I have been editing chapter six of Elwyn Robinon's autobiography. This chapter describes his arrival in Grand Forks and first years at the University of North Dakota. Robinson works hard to bring to life many of the important figures in the history of the University and the Department of History. None of these figures is more important than Orin G. Libby, the first professional historian at the University.
While the tendency has been to eulogized Libby as the unwavering and clear-eyes proponent of all things right, Robinson provides a more balanced picture on Libby's scholarship, teaching, and character.
Robinson, of course, brought to fruiting Libby's work on the history of the state. Robinson traced some awareness of this back to his first days in Grand Forks:
"On the first Sunday we were in Grand Forks, Dr. and Mrs. Libby had us for dinner at their home on South 6th Street... Soon after joining the faculty of the University of North Dakota in 1902 (at age 38), [Libby] revived the defunct State Historical Society and served as its secretary and editor until October 1944, shortly before retirement. His work with the Society was an invaluable contribution to the people of North Dakota and made him a widely known and respected person in the state. He was a person of very considerable force of character, a strong personality. That day Mrs. Libby told us that he was going to write a history of North Dakota."
He saw in Libby's sometimes stern demeanor an underlying kindness:
"Dr. Libby, of course, played a very important role in my life during my early years at the university. During the school year I saw him almost daily except for the weekends. By the end of the 1938-39 school year, Dr.

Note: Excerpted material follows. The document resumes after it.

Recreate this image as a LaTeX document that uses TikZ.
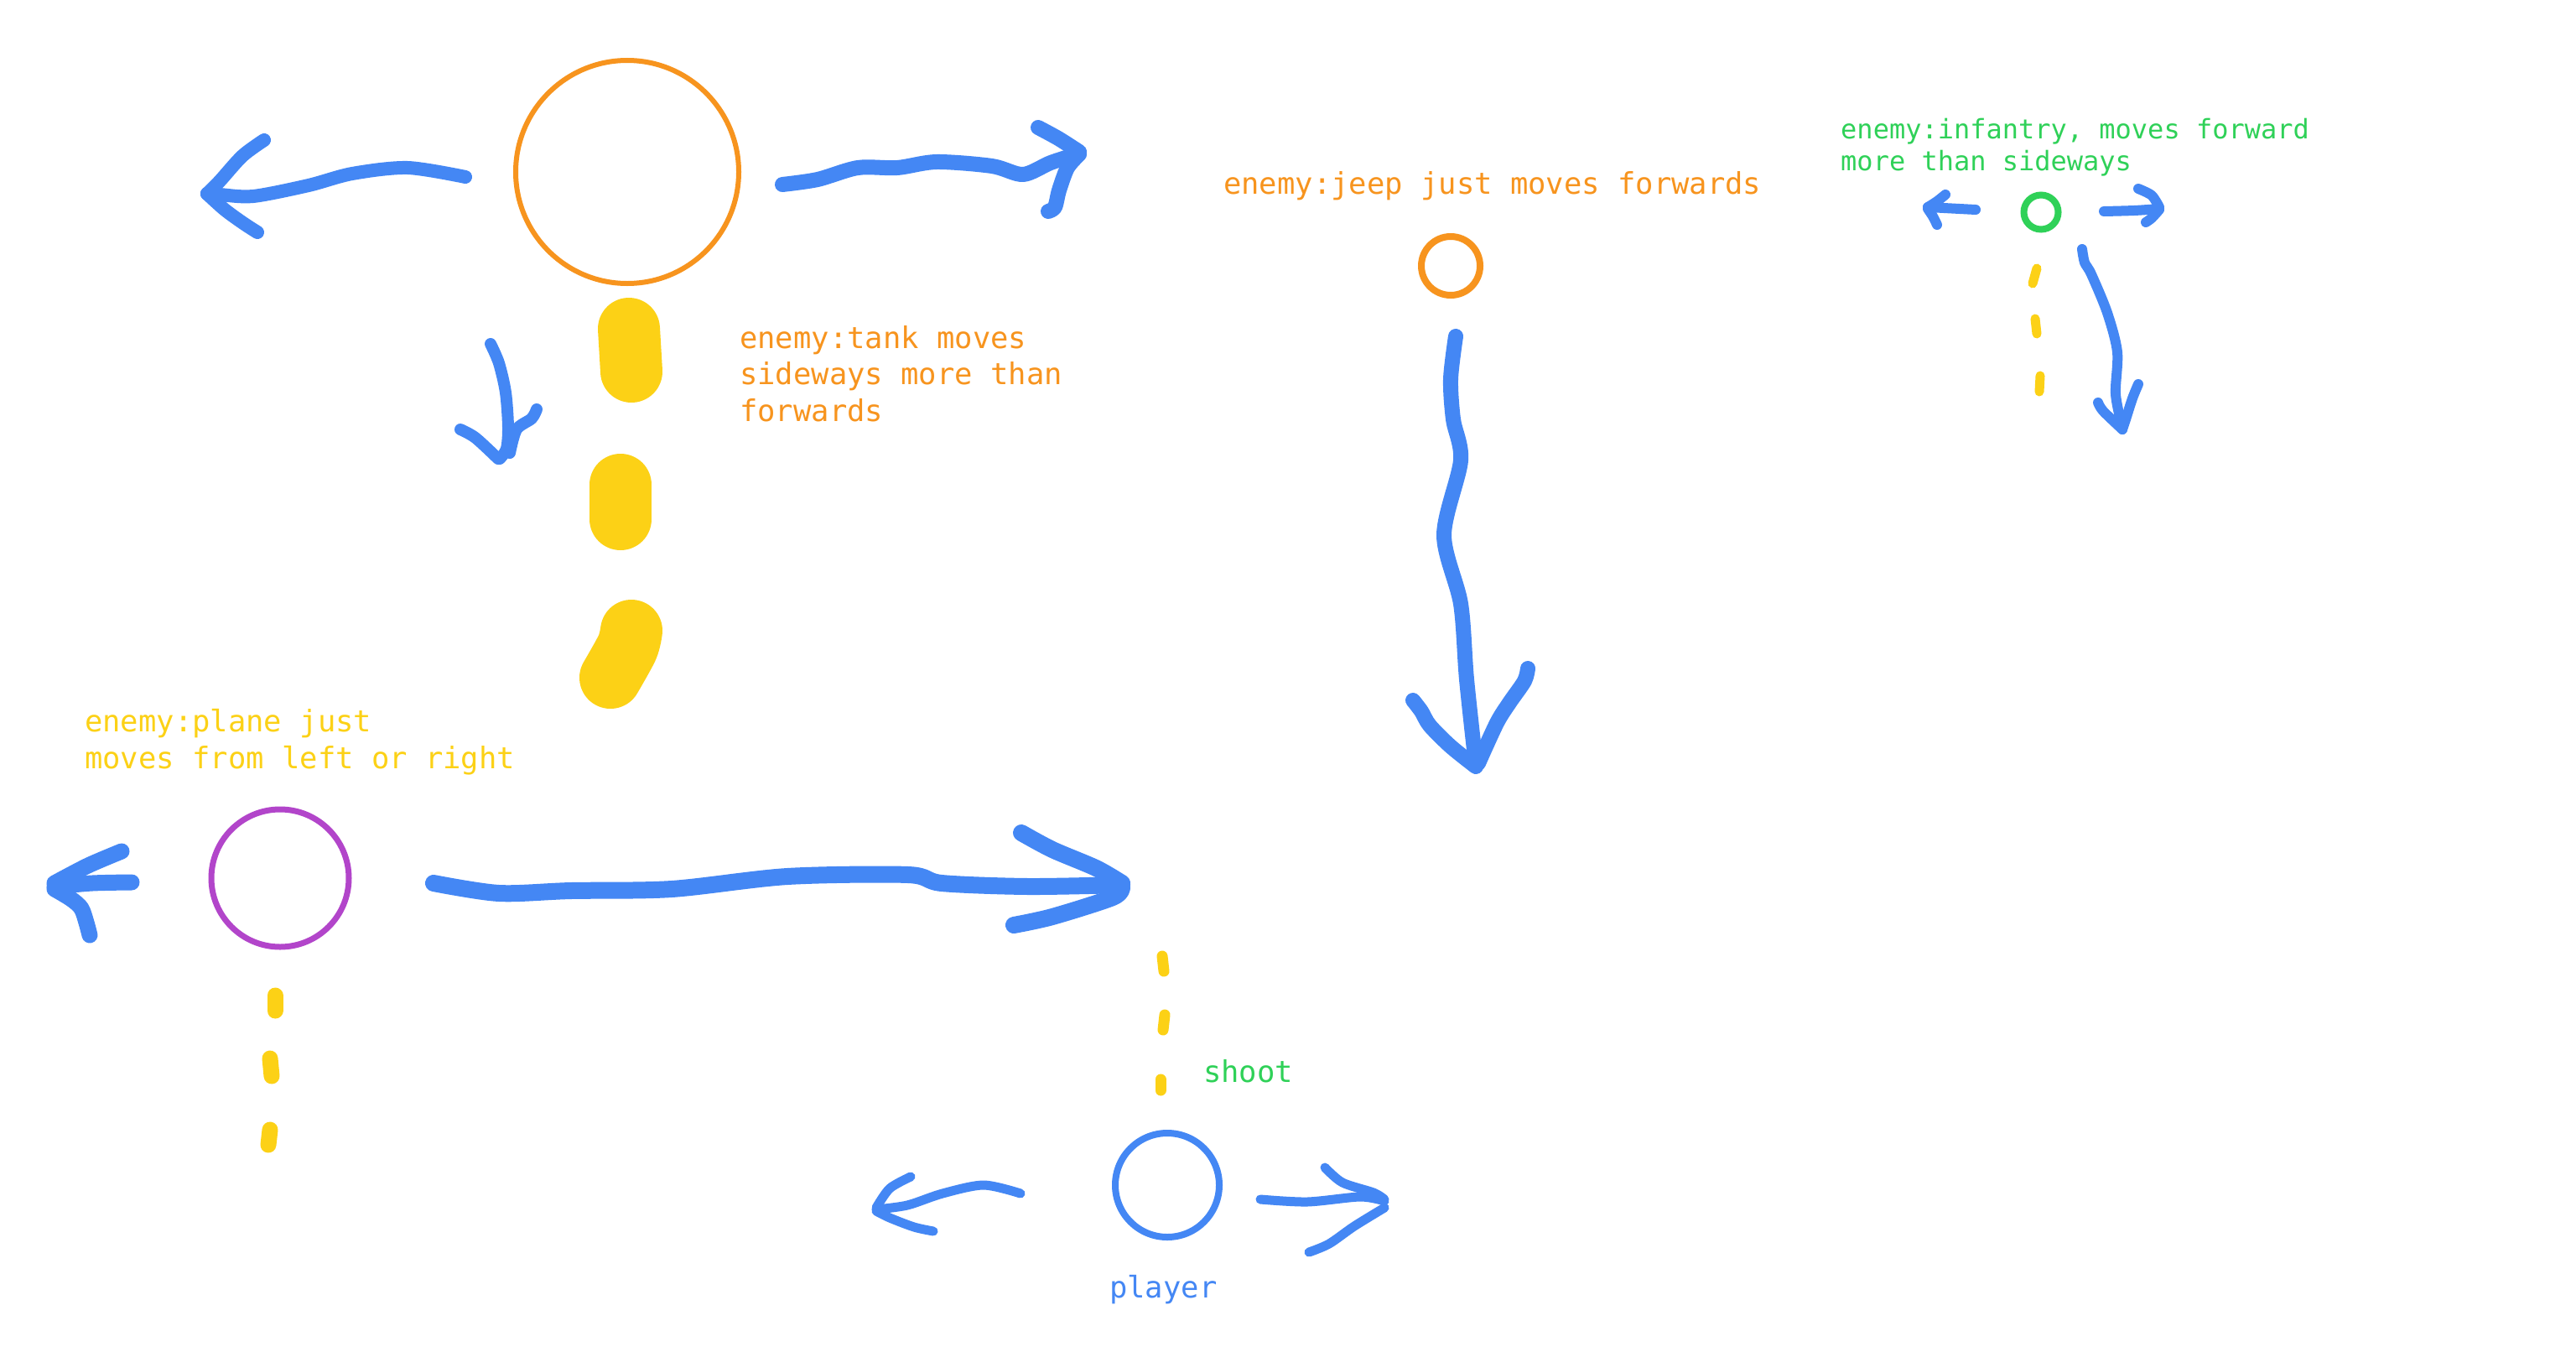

Libby was seventy-five and still energetic and vigorous, a strong and alert, white-haired individual. A courteous, kindly man, he tended to be formal and not given to any personal confidences. He addressed his close personal friends with their titles, thus the head of the sociology department whose office had been across the hall from Libby's for years was not "John" but "Dr. Gillette." I believe he called me "Mr." or "Dr." and Felix the other young member of his department the same way. He was not in the least given to gossip. And he was a stern, forbidding figure to his students. In later years, a returning alumnae would tell me that she had been afraid of him"
Robinson's respect for Libby and his standing in the community and university did not, however, extend to his teaching:
Dr. Libby wanted Felix [Vondracek] and me to use a question-and-answer method in our survey sections. He believed that if the students had to recite, they would study the text more diligently. Perhaps he was right, but it made for dull, uninteresting classes.
The text in the survey, Dr. Libby's choice, was a thick book by John Spencer Basset, A Short History of the United States. Bassett, a North Carolinian who had a teaching career at Smith College, had been a distinguished scholar. He had died in 1928, age 61, after writing a fine biography of Andrew Jackson and a volume in the American Nation series and editing many important historical documents for publication. I believe his Short History, originally published about 1913 [actually in 1921 ed.], was for a time the leading college text for American survey course, but in 1935 was hopelessly out of date even though chapters had been added on the history of the years since its original publication....There was more wrong with the survey as it was taught at the University of North Dakota than an out-dated text and a recitation method more suited to high school. There was no reserve reading program to introduce the students to a variety of source and secondary materials. At [Western] Reserve [University] in the survey, students were assigned excerpts in American History As Told by Contemporaries edited by Albert Bushnell Hart, a star of the Harvard history faculty, in American History as Seen by British Travelers, edited by the famous Allan Nevins, and in a large volume of secondary accounts of economic developments edited by Felix Flügel and Harold U. Faulkner, the well-known economic historian [Readings in the economic and social history of the United States - ed.]. These were great materials, but they were ignored at the University of North Dakota. Moreover, no effort was being made to introduce the students to a rich body of historical biographies and the writings on particular subject. It was a sad state of affairs."
Such balanced and perspective views are typical of Robinson's autobiography (and many would say his scholarship).